TASK DESCRIPTION: Each line of the material must be returned exactly.

= = = = =

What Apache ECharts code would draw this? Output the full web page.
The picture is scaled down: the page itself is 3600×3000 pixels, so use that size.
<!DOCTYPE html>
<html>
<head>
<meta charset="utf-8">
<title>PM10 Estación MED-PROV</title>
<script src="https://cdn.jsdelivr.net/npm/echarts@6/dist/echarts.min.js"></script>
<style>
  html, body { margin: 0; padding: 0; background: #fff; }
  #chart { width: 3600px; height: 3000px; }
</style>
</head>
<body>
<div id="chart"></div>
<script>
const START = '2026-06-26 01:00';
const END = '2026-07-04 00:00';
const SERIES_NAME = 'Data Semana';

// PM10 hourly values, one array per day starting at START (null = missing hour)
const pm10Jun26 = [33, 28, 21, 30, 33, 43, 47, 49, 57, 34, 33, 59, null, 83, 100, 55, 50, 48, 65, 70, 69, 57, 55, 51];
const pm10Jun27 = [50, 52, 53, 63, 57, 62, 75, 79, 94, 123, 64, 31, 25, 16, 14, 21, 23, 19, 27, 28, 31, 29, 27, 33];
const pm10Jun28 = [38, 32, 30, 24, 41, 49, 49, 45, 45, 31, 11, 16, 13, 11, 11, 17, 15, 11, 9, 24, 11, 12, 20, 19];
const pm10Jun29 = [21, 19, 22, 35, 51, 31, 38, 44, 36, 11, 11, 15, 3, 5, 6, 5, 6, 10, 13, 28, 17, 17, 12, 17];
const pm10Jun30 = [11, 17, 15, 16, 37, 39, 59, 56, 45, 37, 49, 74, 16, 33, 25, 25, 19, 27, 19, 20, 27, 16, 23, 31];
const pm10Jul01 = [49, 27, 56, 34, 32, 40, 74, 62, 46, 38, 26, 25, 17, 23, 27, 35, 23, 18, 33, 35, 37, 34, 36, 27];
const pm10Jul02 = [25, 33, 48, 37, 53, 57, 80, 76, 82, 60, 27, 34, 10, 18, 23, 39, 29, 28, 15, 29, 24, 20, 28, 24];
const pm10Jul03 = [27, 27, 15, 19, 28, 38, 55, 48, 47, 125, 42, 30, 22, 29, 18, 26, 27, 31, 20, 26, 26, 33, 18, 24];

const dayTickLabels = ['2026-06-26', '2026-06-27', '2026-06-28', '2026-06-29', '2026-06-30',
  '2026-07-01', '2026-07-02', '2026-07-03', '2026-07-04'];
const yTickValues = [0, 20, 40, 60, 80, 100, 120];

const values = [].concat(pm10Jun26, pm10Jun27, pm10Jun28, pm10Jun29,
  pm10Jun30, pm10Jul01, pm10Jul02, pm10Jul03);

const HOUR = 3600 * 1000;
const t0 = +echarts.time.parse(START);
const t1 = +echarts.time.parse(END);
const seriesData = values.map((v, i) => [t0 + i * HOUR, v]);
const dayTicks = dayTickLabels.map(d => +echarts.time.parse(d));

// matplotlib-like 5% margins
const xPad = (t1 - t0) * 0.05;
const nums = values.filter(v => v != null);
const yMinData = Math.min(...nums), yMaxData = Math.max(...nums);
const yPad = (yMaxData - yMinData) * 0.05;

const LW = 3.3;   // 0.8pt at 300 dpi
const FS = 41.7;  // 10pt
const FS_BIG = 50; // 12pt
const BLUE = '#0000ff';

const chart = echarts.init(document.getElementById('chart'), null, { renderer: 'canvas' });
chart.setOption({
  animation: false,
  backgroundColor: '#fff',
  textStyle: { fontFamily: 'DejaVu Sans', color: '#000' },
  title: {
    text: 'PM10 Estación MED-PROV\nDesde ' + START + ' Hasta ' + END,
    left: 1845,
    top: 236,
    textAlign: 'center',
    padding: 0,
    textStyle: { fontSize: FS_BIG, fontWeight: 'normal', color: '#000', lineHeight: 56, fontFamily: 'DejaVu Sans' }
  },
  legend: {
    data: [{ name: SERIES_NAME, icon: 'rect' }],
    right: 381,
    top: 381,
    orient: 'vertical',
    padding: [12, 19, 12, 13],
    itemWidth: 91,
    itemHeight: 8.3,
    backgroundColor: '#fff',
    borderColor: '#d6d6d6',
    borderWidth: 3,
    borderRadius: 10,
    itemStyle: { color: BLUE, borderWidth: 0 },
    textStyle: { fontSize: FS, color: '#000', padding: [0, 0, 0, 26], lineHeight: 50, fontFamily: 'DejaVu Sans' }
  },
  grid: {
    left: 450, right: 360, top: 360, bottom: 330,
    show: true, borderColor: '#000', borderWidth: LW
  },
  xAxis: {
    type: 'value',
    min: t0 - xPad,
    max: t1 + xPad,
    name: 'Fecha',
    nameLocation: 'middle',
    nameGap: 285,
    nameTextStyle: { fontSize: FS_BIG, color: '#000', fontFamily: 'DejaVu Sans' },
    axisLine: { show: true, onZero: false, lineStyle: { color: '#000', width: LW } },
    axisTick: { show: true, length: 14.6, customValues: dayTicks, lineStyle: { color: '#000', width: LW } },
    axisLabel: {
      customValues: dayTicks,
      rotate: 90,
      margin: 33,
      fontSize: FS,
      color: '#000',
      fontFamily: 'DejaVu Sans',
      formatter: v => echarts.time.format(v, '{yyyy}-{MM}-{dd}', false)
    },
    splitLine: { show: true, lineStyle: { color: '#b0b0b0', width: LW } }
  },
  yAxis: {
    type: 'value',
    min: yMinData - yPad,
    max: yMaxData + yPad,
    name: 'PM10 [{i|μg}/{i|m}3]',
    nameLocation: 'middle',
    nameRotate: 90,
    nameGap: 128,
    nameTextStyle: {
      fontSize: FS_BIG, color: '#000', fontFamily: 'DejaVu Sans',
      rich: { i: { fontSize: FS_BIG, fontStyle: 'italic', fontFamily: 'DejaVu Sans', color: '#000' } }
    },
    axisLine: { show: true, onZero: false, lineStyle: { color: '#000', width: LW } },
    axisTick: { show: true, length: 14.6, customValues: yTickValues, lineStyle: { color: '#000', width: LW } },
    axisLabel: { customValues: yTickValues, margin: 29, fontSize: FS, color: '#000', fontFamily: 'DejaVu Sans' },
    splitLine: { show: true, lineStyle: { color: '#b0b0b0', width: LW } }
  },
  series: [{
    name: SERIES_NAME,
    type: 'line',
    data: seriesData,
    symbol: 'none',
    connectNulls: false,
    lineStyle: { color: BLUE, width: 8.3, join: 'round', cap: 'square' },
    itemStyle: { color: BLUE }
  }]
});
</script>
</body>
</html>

= = = = =

SOLUTION FOR THIS EXERCISE:
What Apache ECharts code would draw this? Output the full web page.
The picture is scaled down: the page itself is 3600×3000 pixels, so use that size.
<!DOCTYPE html>
<html>
<head>
<meta charset="utf-8">
<title>PM10 Estación MED-PROV</title>
<script src="https://cdn.jsdelivr.net/npm/echarts@6/dist/echarts.min.js"></script>
<style>
  html, body { margin: 0; padding: 0; background: #fff; }
  #chart { width: 3600px; height: 3000px; }
</style>
</head>
<body>
<div id="chart"></div>
<script>
const START = '2026-06-26 01:00';
const END = '2026-07-04 00:00';
const SERIES_NAME = 'Data Semana';

// PM10 hourly values, one array per day starting at START (null = missing hour)
const pm10Jun26 = [33, 28, 21, 30, 33, 43, 47, 49, 57, 34, 33, 59, null, 83, 100, 55, 50, 48, 65, 70, 69, 57, 55, 51];
const pm10Jun27 = [50, 52, 53, 63, 57, 62, 75, 79, 94, 123, 64, 31, 25, 16, 14, 21, 23, 19, 27, 28, 31, 29, 27, 33];
const pm10Jun28 = [38, 32, 30, 24, 41, 49, 49, 45, 45, 31, 11, 16, 13, 11, 11, 17, 15, 11, 9, 24, 11, 12, 20, 19];
const pm10Jun29 = [21, 19, 22, 35, 51, 31, 38, 44, 36, 11, 11, 15, 3, 5, 6, 5, 6, 10, 13, 28, 17, 17, 12, 17];
const pm10Jun30 = [11, 17, 15, 16, 37, 39, 59, 56, 45, 37, 49, 74, 16, 33, 25, 25, 19, 27, 19, 20, 27, 16, 23, 31];
const pm10Jul01 = [49, 27, 56, 34, 32, 40, 74, 62, 46, 38, 26, 25, 17, 23, 27, 35, 23, 18, 33, 35, 37, 34, 36, 27];
const pm10Jul02 = [25, 33, 48, 37, 53, 57, 80, 76, 82, 60, 27, 34, 10, 18, 23, 39, 29, 28, 15, 29, 24, 20, 28, 24];
const pm10Jul03 = [27, 27, 15, 19, 28, 38, 55, 48, 47, 125, 42, 30, 22, 29, 18, 26, 27, 31, 20, 26, 26, 33, 18, 24];

const dayTickLabels = ['2026-06-26', '2026-06-27', '2026-06-28', '2026-06-29', '2026-06-30',
  '2026-07-01', '2026-07-02', '2026-07-03', '2026-07-04'];
const yTickValues = [0, 20, 40, 60, 80, 100, 120];

const values = [].concat(pm10Jun26, pm10Jun27, pm10Jun28, pm10Jun29,
  pm10Jun30, pm10Jul01, pm10Jul02, pm10Jul03);

const HOUR = 3600 * 1000;
const t0 = +echarts.time.parse(START);
const t1 = +echarts.time.parse(END);
const seriesData = values.map((v, i) => [t0 + i * HOUR, v]);
const dayTicks = dayTickLabels.map(d => +echarts.time.parse(d));

// matplotlib-like 5% margins
const xPad = (t1 - t0) * 0.05;
const nums = values.filter(v => v != null);
const yMinData = Math.min(...nums), yMaxData = Math.max(...nums);
const yPad = (yMaxData - yMinData) * 0.05;

const LW = 3.3;   // 0.8pt at 300 dpi
const FS = 41.7;  // 10pt
const FS_BIG = 50; // 12pt
const BLUE = '#0000ff';

const chart = echarts.init(document.getElementById('chart'), null, { renderer: 'canvas' });
chart.setOption({
  animation: false,
  backgroundColor: '#fff',
  textStyle: { fontFamily: 'DejaVu Sans', color: '#000' },
  title: {
    text: 'PM10 Estación MED-PROV\nDesde ' + START + ' Hasta ' + END,
    left: 1845,
    top: 236,
    textAlign: 'center',
    padding: 0,
    textStyle: { fontSize: FS_BIG, fontWeight: 'normal', color: '#000', lineHeight: 56, fontFamily: 'DejaVu Sans' }
  },
  legend: {
    data: [{ name: SERIES_NAME, icon: 'rect' }],
    right: 381,
    top: 381,
    orient: 'vertical',
    padding: [12, 19, 12, 13],
    itemWidth: 91,
    itemHeight: 8.3,
    backgroundColor: '#fff',
    borderColor: '#d6d6d6',
    borderWidth: 3,
    borderRadius: 10,
    itemStyle: { color: BLUE, borderWidth: 0 },
    textStyle: { fontSize: FS, color: '#000', padding: [0, 0, 0, 26], lineHeight: 50, fontFamily: 'DejaVu Sans' }
  },
  grid: {
    left: 450, right: 360, top: 360, bottom: 330,
    show: true, borderColor: '#000', borderWidth: LW
  },
  xAxis: {
    type: 'value',
    min: t0 - xPad,
    max: t1 + xPad,
    name: 'Fecha',
    nameLocation: 'middle',
    nameGap: 285,
    nameTextStyle: { fontSize: FS_BIG, color: '#000', fontFamily: 'DejaVu Sans' },
    axisLine: { show: true, onZero: false, lineStyle: { color: '#000', width: LW } },
    axisTick: { show: true, length: 14.6, customValues: dayTicks, lineStyle: { color: '#000', width: LW } },
    axisLabel: {
      customValues: dayTicks,
      rotate: 90,
      margin: 33,
      fontSize: FS,
      color: '#000',
      fontFamily: 'DejaVu Sans',
      formatter: v => echarts.time.format(v, '{yyyy}-{MM}-{dd}', false)
    },
    splitLine: { show: true, lineStyle: { color: '#b0b0b0', width: LW } }
  },
  yAxis: {
    type: 'value',
    min: yMinData - yPad,
    max: yMaxData + yPad,
    name: 'PM10 [{i|μg}/{i|m}3]',
    nameLocation: 'middle',
    nameRotate: 90,
    nameGap: 128,
    nameTextStyle: {
      fontSize: FS_BIG, color: '#000', fontFamily: 'DejaVu Sans',
      rich: { i: { fontSize: FS_BIG, fontStyle: 'italic', fontFamily: 'DejaVu Sans', color: '#000' } }
    },
    axisLine: { show: true, onZero: false, lineStyle: { color: '#000', width: LW } },
    axisTick: { show: true, length: 14.6, customValues: yTickValues, lineStyle: { color: '#000', width: LW } },
    axisLabel: { customValues: yTickValues, margin: 29, fontSize: FS, color: '#000', fontFamily: 'DejaVu Sans' },
    splitLine: { show: true, lineStyle: { color: '#b0b0b0', width: LW } }
  },
  series: [{
    name: SERIES_NAME,
    type: 'line',
    data: seriesData,
    symbol: 'none',
    connectNulls: false,
    lineStyle: { color: BLUE, width: 8.3, join: 'round', cap: 'square' },
    itemStyle: { color: BLUE }
  }]
});
</script>
</body>
</html>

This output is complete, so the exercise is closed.